September 6, 2011: Kaddafi loyalists still hold two towns (Bani Walid, population 50,000, and Sirte, population 100,000) near the coast. The rebels have given Kaddafi loyalists until September 10th to surrender. The rebels are hoping that their supporters in these towns can persuade the rebels to give up, or simply change into civilian clothes and flee. The rebels only have names and pictures of a few hundred key Kaddafi supporters, thus most Kaddafi men can just change clothes and make a run for it. The black African mercenaries from the south are having a harder time of it. Rebels have been arresting most black Africans, even though most of them are illegal migrants or legal foreign workers in Libya. Black Africans caught with weapons are usually killed.
Even though the rebels still have NATO air power, going into these Kaddafi held towns will still get a lot of rebels killed. With the rebels in control of most of the country, there’s reluctance among the rebel fighters to be the last one to die.
Moamar Kaddafi has disappeared. He may either be with one of his sons, or in a convoy of vehicles crossing the desert, headed for a border. One son (Seif) is in Sirte, threatening to fight to the death. Another son, Saadi, is trying to negotiate surrender (allegedly with his father’s consent). The other two sons have fled to Algeria, with their sister, and received asylum.
Sirte is on the coast and is Kaddafis birthplace. Bani Walid is 150 kilometers southeast of Tripoli and most of the inhabitants belong to the Warfala tribe (which accounts for 15 percent of Libya’s population). Kaddafi treated key members of the Warfala tribe well and many of those pro-Warfala men are trapped in Bani Walid. The rebels have the town surrounded, and want to avoid a battle (which would get a lot of Warfala killed and cause a hostile relationship between the new government and the nation’s largest tribe). In Sirte, the Kaddafi tribe is in charge, but is not the majority of the population in Sirte. The Kaddafi tribe is less than two percent of the Libyan population and widely reviled.

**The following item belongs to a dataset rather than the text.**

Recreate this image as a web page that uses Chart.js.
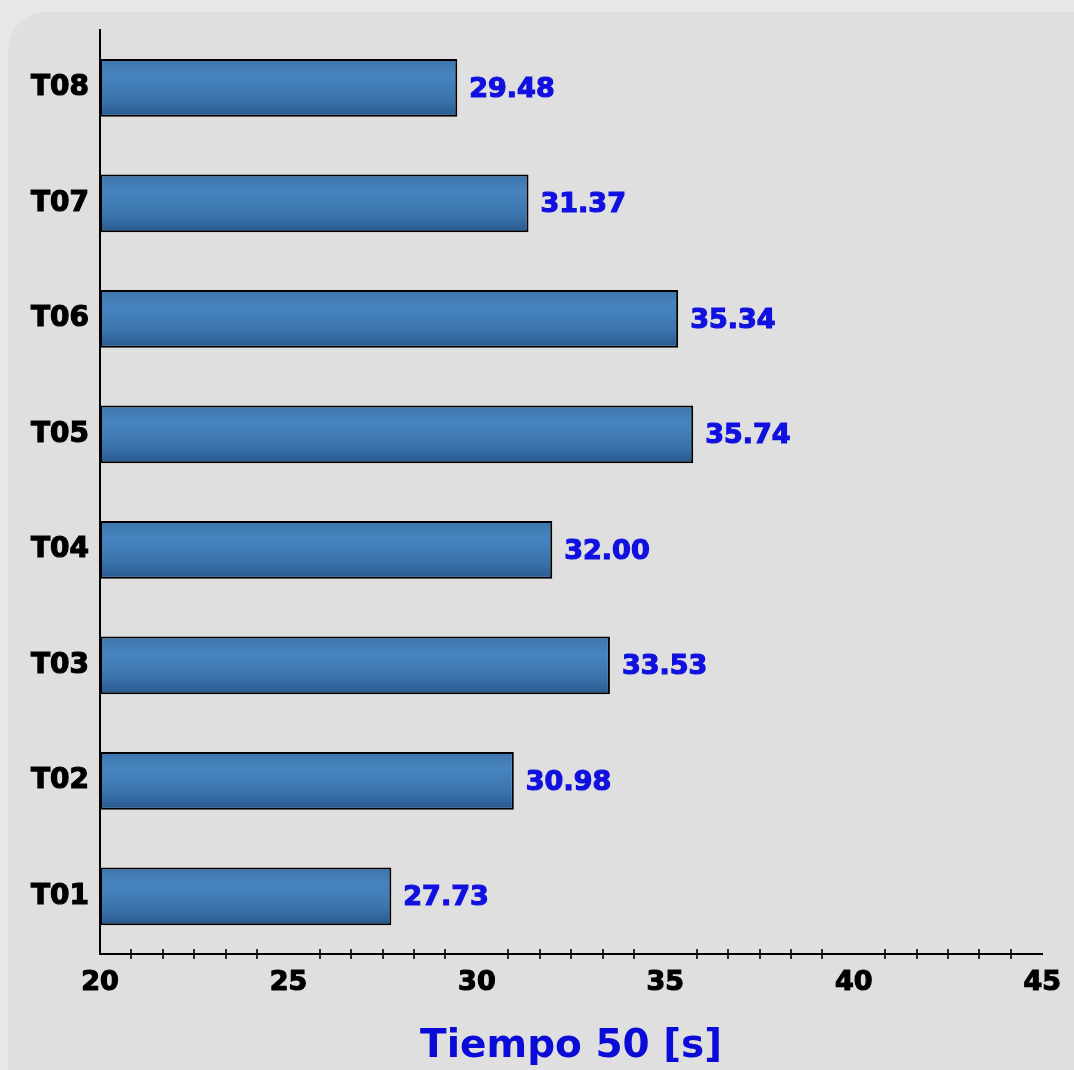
<!DOCTYPE html>
<html>
<head>
<meta charset="utf-8">
<script src="https://cdn.jsdelivr.net/npm/chart.js@4"></script>
<style>
  html, body { margin: 0; padding: 0; background: #e7e7e7; }
  #wrap { position: relative; width: 1074px; height: 1070px; overflow: hidden; }
  #panel { position: absolute; left: 8px; top: 12px; width: 1120px; height: 1120px;
           background: #dfdfdf; border-radius: 38px; }
  #chart { position: absolute; left: 0; top: 0; }
</style>
</head>
<body>
<div id="wrap">
  <div id="panel"></div>
  <canvas id="chart" width="1074" height="1070"></canvas>
</div>
<script>
// data
const categories = ["T01", "T02", "T03", "T04", "T05", "T06", "T07", "T08"];
const tiempo50 = [27.73, 30.98, 33.53, 32.00, 35.74, 35.34, 31.37, 29.48];
const xMin = 20;
const xMax = 45;
const xStep = 5;
const minorPerMajor = 6;

const fontFam = "'DejaVu Sans', sans-serif";
const barPct = 0.5;
const labelBlue = "#1010e0";

// y axis is drawn bottom-up so T08 sits on top
const labels = categories.slice().reverse();
const values = tiempo50.slice().reverse();

function barFill(ctx) {
  const chart = ctx.chart;
  const ys = chart.scales && chart.scales.y;
  if (!chart.chartArea || !ys) return "#3d78b2";
  const yc = ys.getPixelForValue(ctx.dataIndex);
  const h = Math.abs(ys.getPixelForValue(0) - ys.getPixelForValue(1)) * barPct;
  if (!isFinite(yc) || !isFinite(h) || h === 0) return "#3d78b2";
  const top = yc - h / 2;
  const g = chart.ctx.createLinearGradient(0, top, 0, top + h);
  g.addColorStop(0, "#3d75ad");
  g.addColorStop(0.3, "#4784bf");
  g.addColorStop(0.7, "#3a74ad");
  g.addColorStop(1, "#27598e");
  return g;
}

// small tick marks across the x axis line
const minorTicks = {
  id: "minorTicks",
  afterDraw(chart) {
    const x = chart.scales.x;
    const ctx = chart.ctx;
    const y0 = chart.chartArea.bottom;
    const n = (xMax - xMin) / xStep * minorPerMajor;
    ctx.save();
    ctx.strokeStyle = "#000";
    ctx.lineWidth = 1.6;
    for (let i = 1; i < n; i++) {
      if (i % minorPerMajor === 0) continue;
      const px = Math.round(x.getPixelForValue(xMin + i * xStep / minorPerMajor));
      ctx.beginPath();
      ctx.moveTo(px, y0 - 5);
      ctx.lineTo(px, y0 + 5);
      ctx.stroke();
    }
    ctx.restore();
  }
};

// blue value text after each bar
const valueLabels = {
  id: "valueLabels",
  afterDatasetsDraw(chart) {
    const ctx = chart.ctx;
    const meta = chart.getDatasetMeta(0);
    ctx.save();
    ctx.fillStyle = labelBlue;
    ctx.strokeStyle = labelBlue;
    ctx.lineWidth = 1.2;
    ctx.font = "bold 27px " + fontFam;
    ctx.textAlign = "left";
    ctx.textBaseline = "middle";
    meta.data.forEach((bar, i) => {
      const s = values[i].toFixed(2);
      ctx.strokeText(s, bar.x + 12, bar.y + 2);
      ctx.fillText(s, bar.x + 12, bar.y + 2);
    });
    ctx.restore();
  }
};

new Chart(document.getElementById("chart"), {
  type: "bar",
  data: {
    labels: labels,
    datasets: [{
      data: values,
      base: xMin,
      backgroundColor: barFill,
      borderColor: "#000",
      borderWidth: 2,
      borderSkipped: false,
      barPercentage: barPct,
      categoryPercentage: 1.0
    }]
  },
  options: {
    indexAxis: "y",
    responsive: false,
    animation: false,
    layout: { padding: { left: 0, right: 29, top: 30, bottom: 0 } },
    plugins: {
      legend: { display: false },
      tooltip: { enabled: false }
    },
    scales: {
      x: {
        min: xMin,
        max: xMax,
        ticks: {
          stepSize: xStep,
          color: "#000",
          textStrokeColor: "#000",
          textStrokeWidth: 1.2,
          padding: 13,
          font: { family: fontFam, size: 27, weight: "bold" }
        },
        grid: { display: false, drawTicks: false },
        border: { display: true, color: "#000", width: 2 },
        title: {
          display: true,
          text: "Tiempo 50 [s]",
          color: "#0b0bd8",
          padding: { top: 2, bottom: 0 },
          font: { family: fontFam, size: 39, weight: "bold" }
        },
        afterFit(scale) { scale.height = 116; }
      },
      y: {
        ticks: {
          color: "#000",
          textStrokeColor: "#000",
          textStrokeWidth: 1.2,
          padding: 11,
          font: { family: fontFam, size: 28, weight: "bold" }
        },
        grid: { display: false, drawTicks: false },
        border: { display: true, color: "#000", width: 2 },
        afterFit(scale) { scale.width = 100; }
      }
    }
  },
  plugins: [minorTicks, valueLabels]
});
</script>
</body>
</html>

The rebels don’t want to burn down either town just to get at the armed hard-liners within. But in both towns, the Kaddafi loyalists fear retribution, and the negotiations have made it clear that the rebels are in no mood to discuss any amnesty deals. That’s because over 40,000 people died in six months of fighting, most of them civilians killed by Kaddafi gunmen. Many of these killers are trapped in Sirte and Bani Walid.
Kaddafi loyalists also control Sabha (in the center of western Libya, 800 kilometers from the coast, deep in the desert). This town of 130,000 was favored by Kaddafi, but still contains many rebel supporters. Kaddafi loyalists still hold the major air base of al Jafra, 600 kilometers south of Sirte. There are still more Kaddafi men driving around the interior, heading for a border and an escape from justice.
NATO warplanes are still in action, attacking obvious military targets in and around Sirte. In addition to bombs, surrender leaflets are also being dropped. More valuable are NATO air reconnaissance and electronic eavesdropping capabilities. Trying to track down remaining Kaddafi supporters in a country as large as Libya would take years without NATO assistance.
Rebels captured the headquarters of Libyan intelligence intact. There they found written instructions to destroy all documents if the rebels seemed likely to capture the place. But the Kaddafi supporters fled at the approach of the rebels, and left the paper record of Kaddafi’s 42 year rule intact. It shows a dictator that got sloppy, and an intelligence organization that began to believe its own propaganda, and misread the signs of coming revolution. The documents also show decades of deals made with Russia, China and Western nations, as well as Kaddafi’s neighbors, and his meddling in other African nations.
September 5, 2011: In Niger, to the south, a convoy of several dozen Libyan military vehicles crossed the border. The convoy apparently contained members of Kaddafi’s internal security service, escorted by Tuaregs (nomadic tribes in southern Libya) still loyal to Kaddafi.
September 3, 2011: Over the past few days, several UN agencies have returned to Tripoli, which again has a functioning police force. Efforts are still underway to restore essential services (electricity, water and sanitation.) The new government is negotiating with European nations to gain control of over $100 billion the Kaddafi clan has stashed overseas, and to hire help in restoring oil shipments.
August 31, 2011: Kaddafi son Saif announced that he was mobilizing forces to retake Tripoli. No one believes him and this sort of talk is believed intended more for Kaddafi loyalists who are tempted to flee.